Investment needed to create sustainable recycling industry

Paper recycling

Long-term sustainable recycling in South Africa requires long-term sustainable investment in the country’s recycling capacity. This means investing in facilities like paper and plastic mills that create a market for recyclable materials.

According to John Hunt, managing director at Mpact Recycling, this will allow the approximately 100,000 people – from factory employees, informal collectors and small business owners who rely on constant volumes of recycled material – to earn a living. “At the same time, recycling decreases pressure on South Africa’s strained landfill sites and helps to reduce municipal expenditure and the need for major capital investment,” he says.

Last year, 1.4 million tonnes of recyclable paper and paper packaging was diverted from landfill, and while South Africa’s annual paper recovery rate of 68.4% puts it well ahead of the global rate of 58%, the momentum can only be maintained if demand for recyclables continues to grow.

“There is a significant correlation between how much can be recycled and the type of investment that is made. Mechanical paper and plastic recycling is only economically viable in large volumes, which requires large capital investment. A recent example is Mpact’s liquid packaging recycling plant launched in Springs in July,” he says.

The paper recycling industry has enjoyed substantial investment in recent years, with several new entrants to the market. This has resulted in increased demand for material.

Another boost for the industry is a robust global demand for recyclables. This kind of pull for materials creates markets for everyone collecting, from large operators to kerbside collectors.

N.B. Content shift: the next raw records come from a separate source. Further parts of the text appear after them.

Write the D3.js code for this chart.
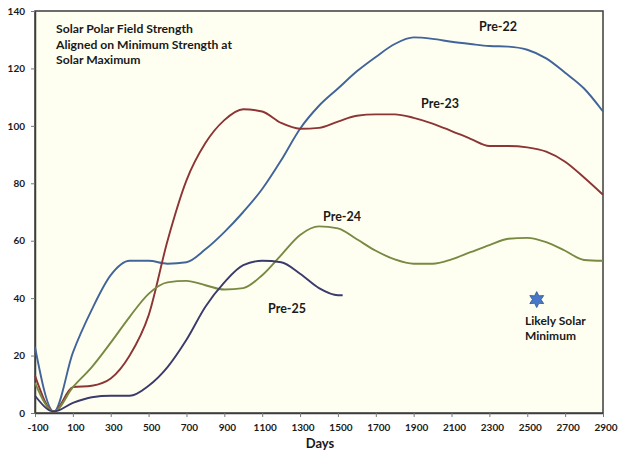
<!DOCTYPE html>
<html>
<head>
<meta charset="utf-8">
<script src="https://cdn.jsdelivr.net/npm/d3@7"></script>
<style>
  body { margin: 0; background: #fff; }
  text { font-family: Lato, "Open Sans", sans-serif; font-weight: bold; fill: #1a1a1a; }
</style>
</head>
<body>
<svg></svg>
<script>
// days since minimum
var days = [-100, 0, 100, 200, 300, 400, 500, 600, 700, 800, 900, 1000, 1100, 1200, 1300, 1400,
            1500, 1600, 1700, 1800, 1900, 2000, 2100, 2200, 2300, 2400, 2500, 2600, 2700, 2800, 2900];
var pre22 = [23, 0.5, 21, 36, 48, 53, 53, 52, 52.5, 57, 63, 70, 78, 88, 99, 107,
             113, 119, 124, 128.5, 130.8, 130.3, 129.3, 128.5, 127.8, 127.6, 126.5, 123.5, 118.5, 113, 105];
var pre23 = [13, 0.5, 9, 9.5, 12, 20, 34, 60, 81, 94, 102, 105.8, 105, 101, 99, 99.3,
             101.5, 103.5, 104, 104, 102.8, 100.8, 98.2, 95.5, 93, 93, 92.5, 91, 87.5, 82, 76];
var pre24 = [10.5, 0.5, 9, 16, 24.5, 33.5, 41.5, 45.5, 46, 44.5, 43, 43.5, 48, 55, 62, 65,
             64.3, 60.5, 56.5, 53.5, 52, 52, 53.5, 56, 58.5, 60.7, 61, 59.5, 56.5, 53.3, 53];
var days25 = [-100, 0, 100, 200, 300, 400, 500, 600, 700, 800, 900, 1000, 1100, 1200, 1300, 1400, 1500, 1525];
var pre25 = [6, 0.5, 3.5, 5.5, 6, 6, 9.5, 16, 25.5, 37, 45.5, 51.5, 53, 52.5, 48.5, 43.5, 41, 41];

var xTicks = [-100, 100, 300, 500, 700, 900, 1100, 1300, 1500, 1700, 1900, 2100, 2300, 2500, 2700, 2900];
var yTicks = [0, 20, 40, 60, 80, 100, 120, 140];

var seriesNames = ['Pre-22', 'Pre-23', 'Pre-24', 'Pre-25'];
var seriesColors = ['#41649a', '#8c3535', '#788a42', '#3a3a6c'];

var minimumPoint = [2550, 39.5];

var width = 624;
var height = 453;
var plotL = 35, plotR = 603, plotT = 11, plotB = 413;

var svg = d3.select('svg')
    .attr('width', width)
    .attr('height', height)
    .attr('xmlns', 'http://www.w3.org/2000/svg');

var x = d3.scaleLinear().domain([-100, 2900]).range([plotL, plotR]);
var y = d3.scaleLinear().domain([0, 140]).range([plotB, plotT]);

// plot background
svg.append('rect')
    .attr('x', plotL).attr('y', plotT)
    .attr('width', plotR - plotL).attr('height', plotB - plotT)
    .attr('fill', '#fffff1')
    .attr('stroke', '#3d3d3d')
    .attr('stroke-width', 1.5);

var xAxis = svg.append('g')
    .attr('transform', 'translate(0,' + plotB + ')')
    .call(d3.axisBottom(x).tickValues(xTicks)
        .tickFormat(function (d) { return String(d); })
        .tickSize(4).tickSizeOuter(0));
xAxis.selectAll('text').attr('dy', '1.1em').attr('dx', '0.25em').style('font-size', '10px');

var yAxis = svg.append('g')
    .attr('transform', 'translate(' + plotL + ',0)')
    .call(d3.axisLeft(y).tickValues(yTicks).tickSize(4).tickSizeOuter(0));
yAxis.selectAll('text').attr('dx', '-0.3em').style('font-size', '10px');

svg.selectAll('.domain').attr('stroke', '#3d3d3d').attr('stroke-width', 1.5);
svg.selectAll('.tick line').attr('stroke', '#777');

var series = [
    { name: 'Pre-22', xs: days, ys: pre22 },
    { name: 'Pre-23', xs: days, ys: pre23 },
    { name: 'Pre-24', xs: days, ys: pre24 },
    { name: 'Pre-25', xs: days25, ys: pre25 }
];

var line = d3.line()
    .x(function (d) { return x(d[0]); })
    .y(function (d) { return y(d[1]); })
    .curve(d3.curveMonotoneX);

svg.append('g').selectAll('path')
    .data(series)
    .enter()
    .append('path')
    .attr('fill', 'none')
    .attr('stroke', function (d, i) { return seriesColors[i]; })
    .attr('stroke-width', 1.9)
    .attr('d', function (d) {
        return line(d.xs.map(function (v, i) { return [v, d.ys[i]]; }));
    });

// series labels
var labelPos = [[498, 27], [440, 104], [342, 217], [287, 309]];
svg.append('g').selectAll('text')
    .data(seriesNames)
    .enter()
    .append('text')
    .attr('text-anchor', 'middle')
    .attr('dy', '0.35em')
    .style('font-size', '12.5px')
    .attr('x', function (d, i) { return labelPos[i][0]; })
    .attr('y', function (d, i) { return labelPos[i][1]; })
    .text(function (d) { return d; });

// title block
var title = ['Solar Polar Field Strength', 'Aligned on Minimum Strength at', 'Solar Maximum'];
svg.append('g').selectAll('text')
    .data(title)
    .enter()
    .append('text')
    .attr('x', 56)
    .attr('y', function (d, i) { return 29 + i * 15.5; })
    .attr('dy', '0.35em')
    .style('font-size', '12.2px')
    .text(function (d) { return d; });

// six-pointed star for likely minimum
var star = d3.path();
for (var k = 0; k < 12; k++) {
    var r = k % 2 === 0 ? 8 : 4.3;
    var a = -Math.PI / 2 + k * Math.PI / 6;
    if (k === 0) star.moveTo(r * Math.cos(a), r * Math.sin(a));
    else star.lineTo(r * Math.cos(a), r * Math.sin(a));
}
star.closePath();
svg.append('path')
    .attr('d', star.toString())
    .attr('transform', 'translate(' + x(minimumPoint[0]) + ',' + y(minimumPoint[1]) + ')')
    .attr('fill', '#4a78c8')
    .attr('stroke', '#2f4f8f')
    .attr('stroke-width', 0.8);

svg.append('text')
    .attr('x', 525).attr('y', 321).attr('dy', '0.35em')
    .style('font-size', '12px')
    .text('Likely Solar');
svg.append('text')
    .attr('x', 525).attr('y', 336).attr('dy', '0.35em')
    .style('font-size', '12px')
    .text('Minimum');

svg.append('text')
    .attr('x', 320).attr('y', 443).attr('dy', '0.35em')
    .attr('text-anchor', 'middle')
    .style('font-size', '13px')
    .text('Days');
</script>
</body>
</html>
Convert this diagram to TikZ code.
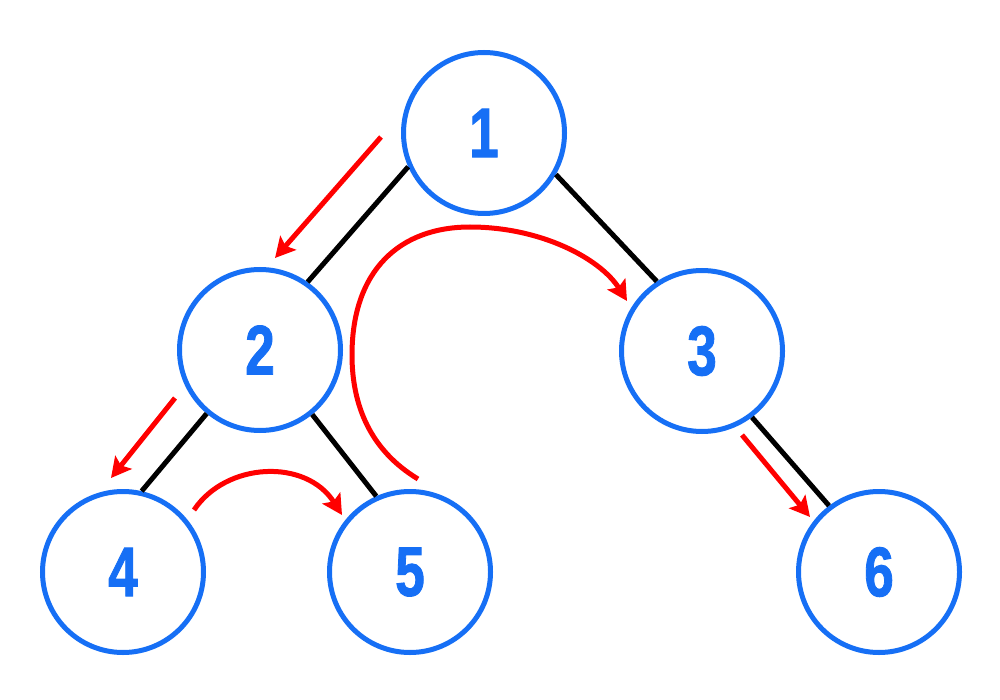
\documentclass[tikz,border=0pt]{standalone}
\usepackage{fontspec}
\setmainfont{Liberation Sans}
\newfontfamily\digfont[FakeBold=1.5]{Liberation Sans}
\usetikzlibrary{arrows.meta}
\definecolor{nodeblue}{RGB}{22,111,245}
\definecolor{arrowred}{RGB}{255,0,0}
\tikzset{
  treenode/.style={circle, draw=nodeblue, line width=5pt, minimum size=161pt, inner sep=0pt,
    text=nodeblue, font=\digfont\fontsize{70}{70}\selectfont\bfseries},
  edge/.style={black, line width=5pt},
  walk/.style={arrowred, line width=5pt, -{Stealth[length=20pt,width=21pt,inset=4pt]}},
}
\newcommand{\dig}[1]{\scalebox{0.76}[1]{#1}}
\begin{document}
\begin{tikzpicture}[x=1pt,y=-1pt]
\useasboundingbox (0,0) rectangle (1000,700);
\node[treenode] (n1) at (484,133) {\dig{1}};
\node[treenode] (n2) at (260,350) {\dig{2}};
\node[treenode] (n3) at (702,351) {\dig{3}};
\node[treenode] (n4) at (123,572) {\dig{4}};
\node[treenode] (n5) at (410,572) {\dig{5}};
\node[treenode] (n6) at (879,572) {\dig{6}};
\draw[edge] (n1.204) -- (n2.55);
\draw[edge] (n1.330) -- (n3.123);
\draw[edge] (n2.230) -- (n4.77);
\draw[edge] (n2.309) -- (n5.114);
\draw[edge] (n3.307) -- (n6.127);
\coordinate (a1) at (381,137); \coordinate (a2) at (275,258);
\coordinate (b1) at (175,398); \coordinate (b2) at (111,478);
\coordinate (c1) at (194,510); \coordinate (c2) at (342,515);
\coordinate (d1) at (418,479); \coordinate (dl) at (352,355); \coordinate (dt) at (470,227); \coordinate (d2) at (627,301);
\coordinate (e1) at (742,435); \coordinate (e2) at (810,517);
\draw[walk] (a1) -- (a2);
\draw[walk] (b1) -- (b2);
\draw[walk] (c1) .. controls (226,462) and (306,458) .. (c2);
\draw[walk] (d1) .. controls (370,450) and (352,405) .. (dl) .. controls (352,270) and (400,227) .. (dt) .. controls (540,227) and (600,258) .. (d2);
\draw[walk] (e1) -- (e2);
\end{tikzpicture}
\end{document}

The plastics recycling industry has witnessed massive demand for polyethylene terephthalate (PET) at healthy prices. There is probably a greater demand for plastic than material available, a scenario that drives the collection structure and allows people to earn a living.

Over the past 30 years, there has been substantial investment in new capacity in the PET recycling industry. This includes Mpact’s R350 million PET recycling facility in Germiston which produces recycled PET plastic for food grade packaging. The operation has increased the amount of PET bottles collected by 29,000 tonnes a year since its launch in May 2016.

“The opposite is true when demand for material disappears,” says Hunt who sites low density polyethylene utilised for irrigation pipes and plastic bags as an example. When a large factory recently closed, demand disappeared and prices crashed. People making a living from collecting this material stopped because it was no longer viable.

And there’s the rub: without continuous investment in sustainable industrial manufacturing capacity, there will be a limit to how much people are able to recycle and no-one will want to collect material that cannot be sold.

“To sustain the market, there needs to be someone who’s going to buy the material – here in South Africa. Some may argue that there is a global market for many of the recyclable materials we have available, and while this may be true, it is a volatile market. Consider the recent decision by China to stop buying mixed-grade material. When the largest buyer in the world stops buying, the impact on price, volume and movement is massive,” says Hunt.

In addition, exporting material means operators need to be able to fill 25-tonne containers. Collecting, buying, storing and packing requires infrastructure of a reasonable size and systems to buy from smaller dealers who ultimately buy from collectors.

“For the entire chain of people involved in the recycling industry to survive, mills need to operate 24/7 and raw materials need to be purchased every day. This allows enterprising people to get up in the morning, collect material and get paid for it. And do the same thing the next day,” he concludes.